Courtesy of Lakeland Biochar founder and CEO Tyler Kerrigan
Mount Bagasse in Lakeland, Louisiana
In Lakeland, Louisiana, the highest point of land isn’t actually land at all. Covering forty acres at its base hand rising seventy feet above the flatlands, “Mount Bagasse,” as it’s colloquially known, is a monumental pile of sugarcane bagasse generations in the making. Bagasse—the fibrous material left over after cane juice extraction—is the residue of more than a century of sugar production at Alma Sugarcane Mill, which has been processing raw sugar from cane grown at Alma Cane Farm since 1859. Each year the mill processes two million tons of Alma-grown cane to produce around 500 million pounds of sugar, and generates 600,000 tons of bagasse. Around 250,000 tons are burned to power the mill. The rest goes on the pile. Mount Bagasse is growing by two to three acres per year.

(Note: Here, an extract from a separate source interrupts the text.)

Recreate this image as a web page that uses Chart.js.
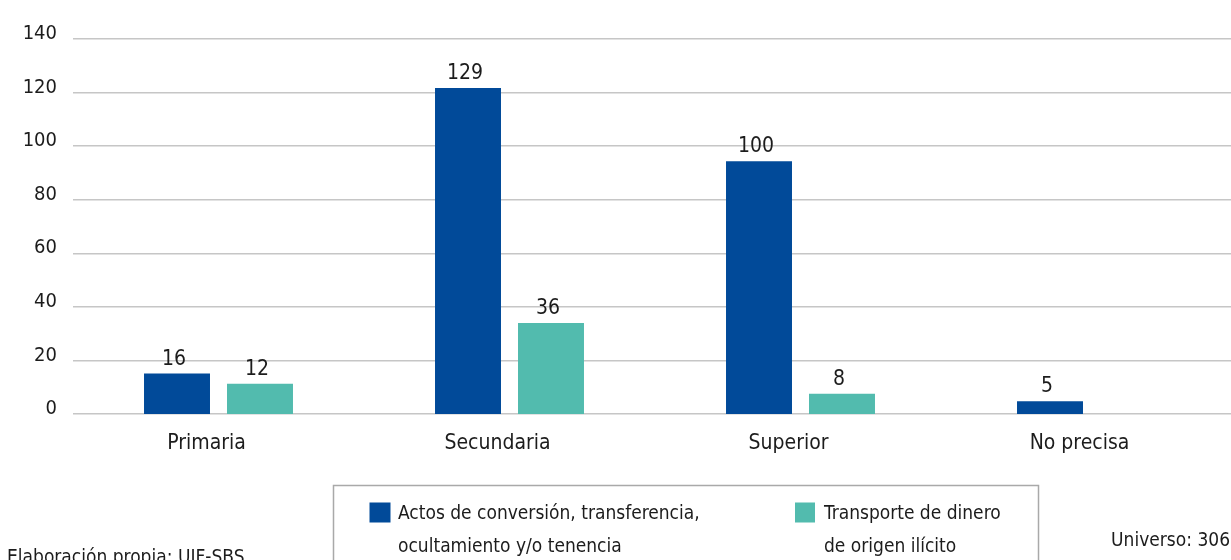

“My hope is that this can not only stop the [Alma] pile from growing, but also to begin to eat into the pile, and that it can expand beyond Alma to help other mills as well. Because the problem of ever-increasing bagasse is everyone’s problem.”
—Olivia Stewart
But one industry’s waste is another’s opportunity. Enter Lakeland Biochar, a startup partnering with Alma to turn sugarcane bagasse into high-quality biochar. Biochar is a stable form of charcoal that, when added to soil, enhances fertility, increases moisture and nutrient retention, and promotes beneficial microbial activity while reducing soil emissions of greenhouse gases. Biochar is made in a gasifier, a high-tech process in which bagasse feedstock is heated in an oxygen-starved environment. Gasification produces biochar plus a carbon-monoxide-rich syngas, which is burned to power the system—a virtuous cycle that produces very little exhaust. According to Lakeland Biochar founder and CEO Tyler Kerrigan, this makes gasification both efficient and environmentally beneficial, since sugarcane bagasse biochar is not only prized by farmers, gardeners, and soil remediation specialists, but also locks up significant quantities of carbon. So, biochar production generates carbon credits. Kerrigan explained that initially, Lakeland Biochar will build a gasification unit capable of turning 60,000 tons of bagasse into 6,500 tons of biochar while generating 15,000 carbon credits, which the company will sell.
Eventually, the goal is to scale the operation to the point at which all the bagasse Alma produces is converted into commercially viable biochar while eliminating a costly waste product. In a state where 550,000 acres of sugarcane is harvested annually, it’s not hard to see the potential. Olivia Stewart, fifth generation owner of Alma Sugar Mill and President of Oxbow Rum Distillery, sees it. “My hope is that this can not only stop the [Alma] pile from growing, but also to begin to eat into the pile,” she said, “and that it can expand beyond Alma to help other mills as well. Because the problem of ever-increasing bagasse is everyone’s problem.” If coming up with a solution to a persistent problem for Louisiana’s sugar industry creates a sustainable, lucrative new state industry into the bargain, everyone wins. And perhaps, after more than 150 years, Mount Bagasse can begin to shrink at last.